By 2027, it's projected that 50% of financial firms deploying generative AI will have integrated agentic models, up from 25% in 2025.
Real-world impacts: Saudi Arabia's AI-enabled lending has increased SME credit by 600% over seven years, with decision times dropping from 49 days to near-instant approvals.
The agentic AI market in finance is projected to grow from US$2.1 billion in 2024 to US$81 billion by 2034, indicating rapid adoption at an enterprise scale.
Adoption numbers such as these not only validate the business case for agentic AI but also hint at an emerging divide between digital leaders and laggards in a high-stakes market.
Industry Proof: Real-World Deployments
Focusing on factual implementations, several industry players are using agentic AI to drive business impact across deposits, lending, and payments.
Platforms like Raisin, an EU- and UK-focused financial technology company, aggregate US$80 billion in deposits using agent-based logic to optimise customer yield and liquidity.
Biz2X, a fintech company based in New York, U.S, leverages agentic tools for full-cycle SME lending automation, from application review to real-time fraud monitoring, reducing operational friction and improving credit outcomes.
Major payment networks are launching agent-based APIs, enabling autonomous payment rail selection that reduces costs and accelerates fulfilment speed.
Taken together, these examples illustrate a growing ecosystem in which agentic decision logic is the new standard, a present necessity in leading operational environments.
Strategic and Operational Implications for Leaders
Leaders must now prepare their organisations for this agentic era, not only technologically but also in business design and workforce development.
Revenue models are shifting; traditional banking margins are threatened as AI drives product evolution and price transparency.
Compliance is becoming increasingly stringent, with regulations such as the EU AI Act mandating that high-risk systems provide explainability and auditable results.
Talent and organisational agility are vital; integrated teams and AI upskilling now take priority over siloed legacy practices.
Strategic partnerships between banks, technology firms, and regulators drive successful and responsible adoption.
Investment in digital inclusion and AI readiness ensures all stakeholders, including SMEs, benefit from the new paradigm.
As financial leaders adapt, the competitive advantage will accrue to those organisations most able to leverage agentic orchestration, not only for efficiency gains but for innovation and resilience in an increasingly complex financial landscape.
Governance, Talent, and Trust: Managing Risks
Transforming at scale necessitates robust risk management and governance.
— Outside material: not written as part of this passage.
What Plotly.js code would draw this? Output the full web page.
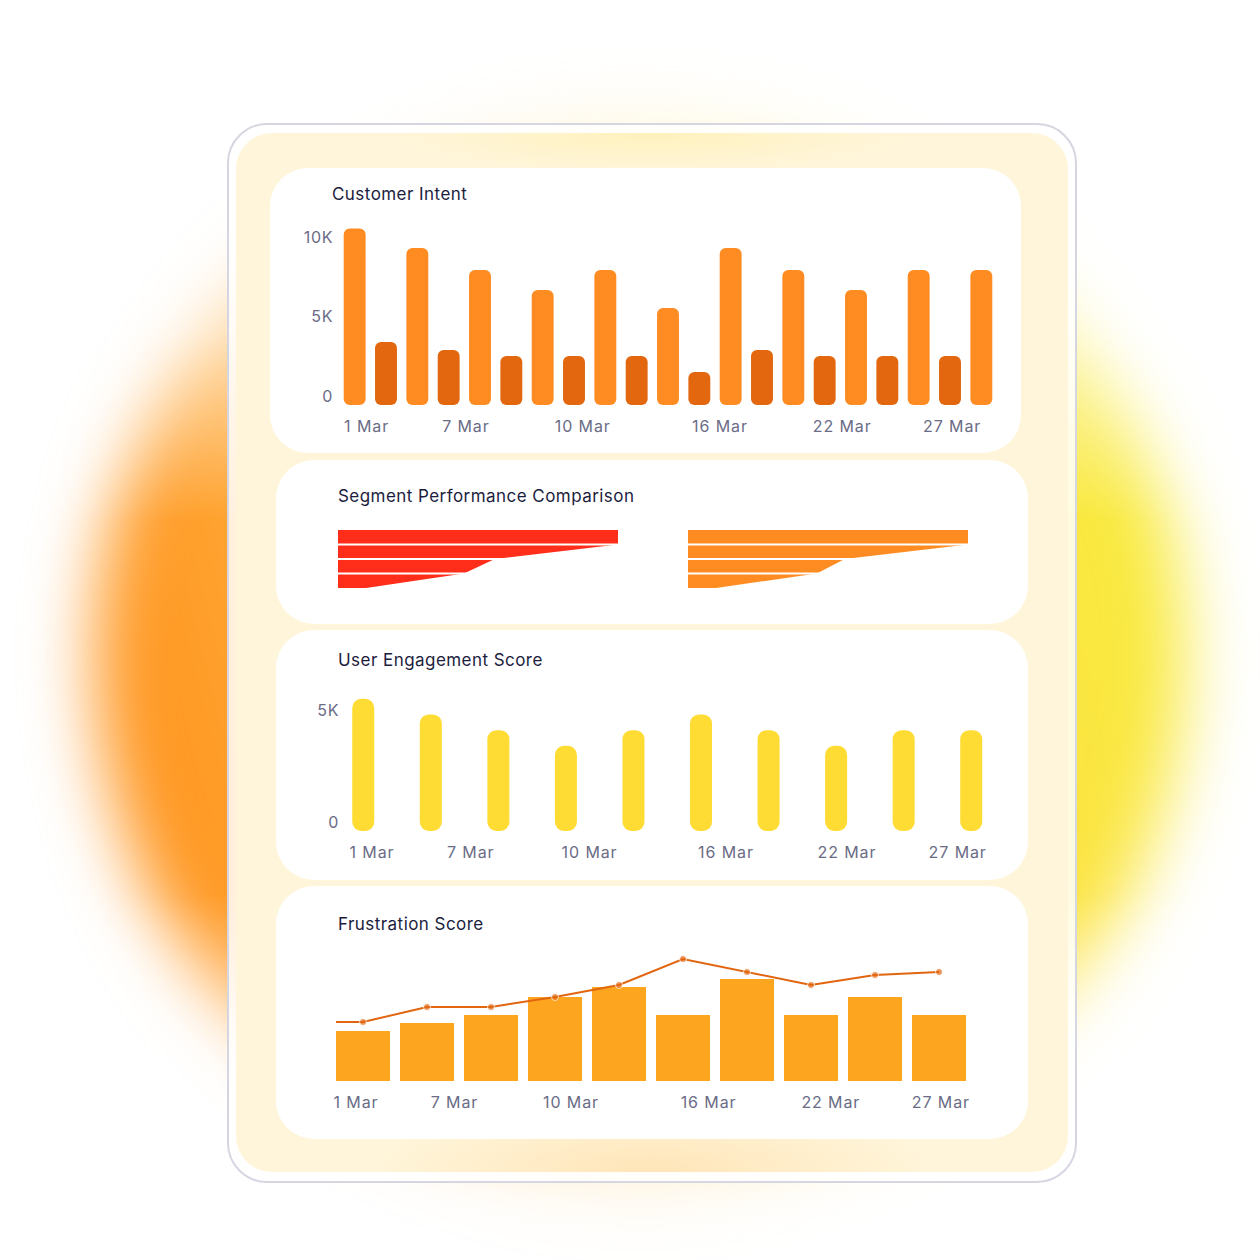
<!DOCTYPE html>
<html>
<head>
<meta charset="utf-8">
<script src="https://cdn.plot.ly/plotly-3.0.1.min.js"></script>
<style>
html,body{margin:0;padding:0;background:#ffffff;}
body{width:1260px;height:1260px;position:relative;overflow:hidden;}
#glowWrap{position:absolute;left:0;top:0;width:1260px;height:1260px;
  -webkit-mask-image:linear-gradient(to bottom, rgba(0,0,0,0.1) 0px, rgba(0,0,0,0.14) 110px, rgba(0,0,0,0.42) 330px, #000 520px, #000 895px, rgba(0,0,0,0.45) 1070px, rgba(0,0,0,0.14) 1200px, rgba(0,0,0,0.1) 1260px);
  mask-image:linear-gradient(to bottom, rgba(0,0,0,0.1) 0px, rgba(0,0,0,0.14) 110px, rgba(0,0,0,0.42) 330px, #000 520px, #000 895px, rgba(0,0,0,0.45) 1070px, rgba(0,0,0,0.14) 1200px, rgba(0,0,0,0.1) 1260px);}
#glow{position:absolute;left:95px;top:110px;width:1090px;height:1090px;border-radius:50%;
  background:linear-gradient(75deg,#ff8a10 0%,#ff9f2c 20%,#ffc650 46%,#fde043 70%,#f6f03a 100%);
  filter:blur(34px);}
#frame{position:absolute;left:227px;top:123px;width:850px;height:1060px;box-sizing:border-box;
  border:2px solid #d6d6e2;border-radius:40px;background:rgba(255,255,255,0.84);}
#cream{position:absolute;left:236px;top:133px;width:832px;height:1039px;border-radius:36px;
  background:
    radial-gradient(ellipse 280px 70px at 50% 100%, rgba(255,220,165,0.65), rgba(255,220,165,0)),
    radial-gradient(ellipse 260px 40px at 50% 0%, rgba(255,238,160,0.5), rgba(255,238,160,0)),
    #fff5da;}
.panel{position:absolute;background:#ffffff;border-radius:38px;overflow:hidden;}
.gtitle{letter-spacing:0.45px;}
.xtick text{letter-spacing:0.9px;}
.ytick text{letter-spacing:0.6px;}
</style>
</head>
<body>
<div id="glowWrap"><div id="glow"></div></div>
<div id="frame"></div>
<div id="cream"></div>
<div class="panel" id="p1" style="left:270px;top:168px;width:751px;height:285px;"></div>
<div class="panel" id="p2" style="left:276px;top:460px;width:752px;height:164px;"></div>
<div class="panel" id="p3" style="left:276px;top:630px;width:752px;height:250px;"></div>
<div class="panel" id="p4" style="left:276px;top:886px;width:752px;height:253px;"></div>
<script>
// ---------------- DATA ----------------
const dateLabels = ['1 Mar', '7 Mar', '10 Mar', '16 Mar', '22 Mar', '27 Mar'];

// Customer Intent (21 bars, alternating segments)
const intentValues = [10730, 3580, 9500, 3080, 8110, 2700, 6860, 2700, 8110, 2700, 5720,
                      1700, 9500, 3080, 8110, 2700, 6860, 2700, 8110, 2700, 8110];
const intentTickPos = [0.38, 3.55, 7.28, 11.66, 15.56, 19.07];
const intentYTicks = [0, 5000, 10000];
const intentYLabels = ['0', '5K', '10K'];

// Segment Performance Comparison (stage boundaries, % of first stage)
const segmentStages = [0, 1, 2, 3, 4];
const segmentA = [100, 100, 56, 45, 10];
const segmentB = [100, 100, 56, 46, 10];

// User Engagement Score
const engagementValues = [5500, 4800, 4100, 3400, 4100, 4800, 4100, 3400, 4100, 4100];
const engagementTickPos = [0.13, 1.59, 3.35, 5.37, 7.16, 8.80];
const engagementYTicks = [0, 5000];
const engagementYLabels = ['0', '5K'];

// Frustration Score
const frustrationBars = [50, 58, 66, 84, 94, 66, 102, 66, 84, 66];
const frustrationLine = [59, 74, 74, 84, 96, 122, 109, 96, 106, 109];
const frustrationTickPos = [-0.11, 1.43, 3.25, 5.40, 7.31, 9.03];

// ---------------- STYLE ----------------
const FONT = 'Inter, "Noto Sans", sans-serif';
const TICK_COLOR = '#6a6c86';
const TITLE_COLOR = '#1c1d3d';
const cfg = {staticPlot: true, displayModeBar: false};

function titleObj(text, w, h, x, y) {
  return {text: text, xref: 'container', yref: 'container', x: x / w, y: 1 - y / h,
          xanchor: 'left', yanchor: 'middle', font: {family: FONT, size: 17, color: TITLE_COLOR}};
}
function baseLayout(w, h) {
  return {width: w, height: h, paper_bgcolor: 'rgba(0,0,0,0)', plot_bgcolor: 'rgba(0,0,0,0)',
          showlegend: false, font: {family: FONT, size: 16, color: TICK_COLOR}};
}
function xAxisDates(range, pos) {
  return {range: range, tickmode: 'array', tickvals: pos, ticktext: dateLabels,
          showgrid: false, zeroline: false, showline: false, ticks: '',
          ticklabelstandoff: 10, tickfont: {family: FONT, size: 16, color: TICK_COLOR}, fixedrange: true};
}
const idx = n => Array.from({length: n}, (_, i) => i);

// ---------------- CHART 1: Customer Intent ----------------
(function () {
  const w = 751, h = 285;
  const yRange = [-380, 11260];
  const x = idx(intentValues.length);
  const colors = x.map(i => (i % 2 === 0 ? '#ff8c22' : '#e2670f'));
  const main = {type: 'bar', x: x, y: intentValues, marker: {color: colors, cornerradius: 6}, hoverinfo: 'skip'};
  const cap = {type: 'bar', x: x, y: x.map(() => yRange[0]), marker: {color: colors, cornerradius: 6}, hoverinfo: 'skip'};
  const layout = Object.assign(baseLayout(w, h), {
    title: titleObj('Customer Intent', w, h, 62, 26),
    margin: {l: 69, r: 24, t: 52, b: 48},
    barmode: 'overlay', bargap: 0.3,
    xaxis: xAxisDates([-0.5, intentValues.length - 0.5], intentTickPos),
    yaxis: {range: yRange, tickmode: 'array', tickvals: intentYTicks, ticktext: intentYLabels,
            showgrid: false, zeroline: false, showline: false, ticks: '', ticklabelstandoff: 5,
            ticklabelshift: -3, tickfont: {family: FONT, size: 16, color: TICK_COLOR}}
  });
  Plotly.newPlot('p1', [cap, main], layout, cfg);
})();

// ---------------- CHART 2: Segment Performance Comparison ----------------
(function () {
  const w = 752, h = 164;
  const mk = (vals, xa, color) => ({type: 'scatter', mode: 'lines', x: vals, y: segmentStages,
    xaxis: xa, yaxis: 'y', fill: 'tozerox', fillcolor: color, line: {width: 0, color: color}, hoverinfo: 'skip'});
  const hidden = {showgrid: false, zeroline: false, showline: false, showticklabels: false, ticks: ''};
  const seps = [];
  ['x', 'x2'].forEach(xa => {
    segmentStages.slice(1, -1).forEach(s => {
      seps.push({type: 'line', xref: xa + ' domain', yref: 'y', x0: 0, x1: 1, y0: s, y1: s,
                 line: {color: '#ffffff', width: 2}, layer: 'above'});
    });
  });
  const layout = Object.assign(baseLayout(w, h), {
    title: titleObj('Segment Performance Comparison', w, h, 62, 36),
    margin: {l: 0, r: 0, t: 70, b: 36},
    xaxis: Object.assign({domain: [62 / w, 342 / w], range: [0, 100]}, hidden),
    xaxis2: Object.assign({domain: [412 / w, 692 / w], range: [0, 100], anchor: 'y'}, hidden),
    yaxis: Object.assign({range: [segmentStages[segmentStages.length - 1], segmentStages[0]]}, hidden),
    shapes: seps
  });
  Plotly.newPlot('p2', [mk(segmentA, 'x', '#ff2e1b'), mk(segmentB, 'x2', '#ff8c22')], layout, cfg);
})();

// ---------------- CHART 3: User Engagement Score ----------------
(function () {
  const w = 752, h = 250;
  const yRange = [-402, 5893];
  const x = idx(engagementValues.length);
  const col = '#ffdc33';
  const main = {type: 'bar', x: x, y: engagementValues, marker: {color: col, cornerradius: 9}, hoverinfo: 'skip'};
  const cap = {type: 'bar', x: x, y: x.map(() => yRange[0]), marker: {color: col, cornerradius: 9}, hoverinfo: 'skip'};
  const layout = Object.assign(baseLayout(w, h), {
    title: titleObj('User Engagement Score', w, h, 62, 30),
    margin: {l: 67, r: 23, t: 60, b: 49},
    barmode: 'overlay', bargap: 0.674,
    xaxis: xAxisDates([-0.3, engagementValues.length - 0.5], engagementTickPos),
    yaxis: {range: yRange, tickmode: 'array', tickvals: engagementYTicks, ticktext: engagementYLabels,
            showgrid: false, zeroline: false, showline: false, ticks: '', ticklabelstandoff: 3,
            tickfont: {family: FONT, size: 16, color: TICK_COLOR}}
  });
  Plotly.newPlot('p3', [cap, main], layout, cfg);
})();

// ---------------- CHART 4: Frustration Score ----------------
(function () {
  const w = 752, h = 253;
  const gap = 0.156;
  const x = idx(frustrationBars.length);
  const bars = {type: 'bar', x: x, y: frustrationBars, marker: {color: '#fea520'}, hoverinfo: 'skip'};
  const edge = -(1 - gap) / 2;
  const line = {type: 'scatter', mode: 'lines+markers', x: [edge].concat(x),
    y: [frustrationLine[0]].concat(frustrationLine),
    line: {color: '#e2660f', width: 2},
    marker: {color: '#e2660f', size: [0].concat(x.map(() => 7))}, hoverinfo: 'skip'};
  const layout = Object.assign(baseLayout(w, h), {
    title: titleObj('Frustration Score', w, h, 62, 38),
    margin: {l: 55, r: 57, t: 55, b: 58},
    bargap: gap,
    xaxis: xAxisDates([-0.5, frustrationBars.length - 0.5], frustrationTickPos),
    yaxis: {range: [0, 140], showgrid: false, zeroline: false, showline: false, showticklabels: false, ticks: ''}
  });
  Plotly.newPlot('p4', [bars, line], layout, cfg);
})();
</script>
</body>
</html>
Executives must fortify systems and talent pools to manage complex agentic architectures.
Persistent AI talent shortages, legacy data silos, and infrastructure hurdles impede adoption.
Trust and accountability are non-negotiable; transparent decision logic and responsible data management are essential for all agentic deployments.
Responsible AI must blend oversight, transparency, and bias mitigation as foundational principles.
Institutions that anchor their transformation in these pillars will not only accelerate value but also ensure legitimacy and resilience as scrutiny and stakeholder expectations rise.
Conclusion: A Strategic Imperative for Banking Innovation
Agentic AI now sits at the heart of banking and SME finance reinvention. It has been proven that scalable deployments are establishing new performance frontiers, driving efficiencies, compressing margins, and fundamentally changing how organisations allocate capital, manage risk, and serve customers. For executive teams, the imperative is clear: success will hinge on visionary leadership that places agentic AI at the centre of strategy, commits to continuous upskilling, and rigorously embeds accountability and trust.
In an era where the pace of change can quickly redraw market hierarchies, the organisations that become truly agentic by fusing intelligence, transparency, and adaptability will define the next chapter in financial innovation and industry leadership.